This is part 3 of a multiple part series on web performance improvements. The first Introductory blog can be found here. In previous part we discussed about the performance measurement tools/plugins for a web application. In this part we will study what is DNS lookup and how it affects web application performance.
Whenever we type any URL (host name of the web application/page) in browser which is connected to Internet, the request has to be converted to IP address. It’s quite difficult for user to remember the IP address of web site, but quite easy to remember the name. The IP address is necessary for the browser to make its request. Internet is based on finding servers through IP addresses. This is where Domain Name System (DNS) comes in picture. DNS maps hostnames to IP addresses, just as phonebooks map people’s names to their phone numbers. When we type http://www.abc.com into browser, a request will be made by browser to DNS resolver which returns that server’s IP address.
The biggest benefit of DNS is it adds a layer of indirection between URLs and the actual servers that host them. If due to any reason/s if the IP address of the server changes, DNS will allow users to use the same hostname to connect to the new server.

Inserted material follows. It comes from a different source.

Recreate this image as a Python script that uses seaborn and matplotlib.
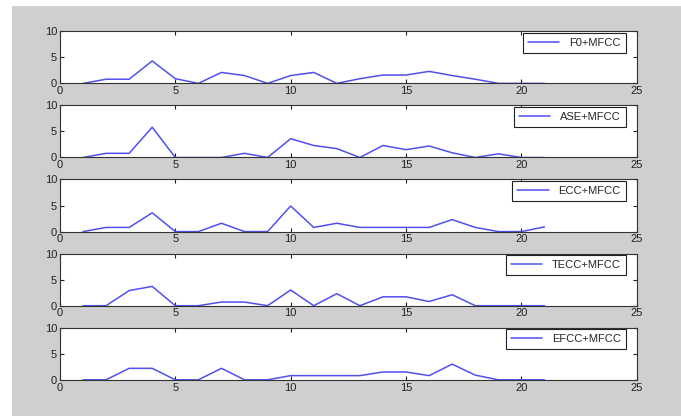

In case we want to improve performance of the website or increase availability of the site, we can host the application on multiple servers and DNS will help us in identifying the closest server. By adding multiple IP addresses to a hostname, we can achieve high degree of redundancy for a web site.
The biggest drawback of DNS is the time taken to look up the IP address for a given hostname, called DNS lookup. Ideally, this time ranges from 20-120 milliseconds. The browser can’t download anything from this hostname until the DNS lookup process is completed. This response time depends on the DNS resolver typically provided by ISP, the load of requests on it, proximity to it, and bandwidth speed.
DNS lookups are cached for better performance at different places. This caching can occur on a special caching server maintained by the user’s ISP or local area network. As shown in figure below, after a user requests a hostname, the DNS information remains in the operating system’s DNS cache (“DNS Client service” on Microsoft Windows). Due to this caching any future request for that hostname will not require any DSN lookups, at least for a while.
Most browsers have their own caches which is different than the operating system’s cache. As long as the browser keeps a DNS record in its own cache, it doesn’t bother the operating system with a request for the record.
If the DSN entry is not found for requested host name at browser’s cache then a request is made to the operating system’s DNS for the same. If the operation system DNS has entry for the host name that is returned to the browser. Else request is forwarded to the remote server.
If the DNS entry is not present at operating system DNS then the request is forwarded to remote server.
As the request forwarded from one level to another the impact on application performance will increase. The change in IP address complicates the situation. The cache consumes memory. Therefore, the DNS records have to be periodically flushed from the cache. There are many configuration settings which determine how often they are discarded.
The DNS caching time is decided by the server with the help of time-to-live (TTL) value. The DNS record returned from lookup contains a TTL value. TTL tells client how long the record can be cached. The operating system caches always follow TTL. But the browsers caches often ignore it and set their own time limits. Furthermore, the Keep-Alive feature of the HTTP protocol can override both the TTL and the browser’s time limit.
Browsers put a limit on the number of DNS records cached, regardless of the time the records have been in the cache. If the user visits many different sites with different domain names in a short period of time, earlier DNS records are discarded and the domain must be looked up again. If the browser discards a DNS record, the operating system cache might still have it, and that saves the day because no query has to be sent over the network, thereby avoiding what could be noticeable delays.
When the client’s DNS cache is empty (both browser and operating system), the number of DNS lookups is equal to the number of unique hostnames in the web page. This includes the hostnames used in the page’s URL, images, script files, style-sheets, Flash objects, etc. Reducing the number of unique hostnames reduces the number of DNS lookups. Perfect example is Google (http://www.google.com) with only one DNS lookup necessary for the page.
But Google page has minimum couple of downloads, so having a single host name is ideal. But most of websites in the internet world are not so lucky. Reducing the number of unique hostnames means reducing the amount of parallel downloading that takes place in the page. It means avoiding DNS lookups may cuts response times, but will reduce parallel downloads and may increase response times. Some amount of parallelization is always good to speed up things, even if it increases the number of hostnames.
If we take Google.com example, there are only two components in the page. Components are downloaded two per hostname in parallel. So in this case using one hostname minimizes the number of possible DNS lookups while maximizing parallel downloads.
Most pages in today’s world have a number of components. They are not lean as Google. So we can split these components across at least two to four hostnames. This results in a good compromise between reducing DNS lookups and allowing a high degree of parallel downloads. The advantage of using Keep-Alive is that it reuses an existing connection, thereby improving response times by avoiding TCP/IP overhead.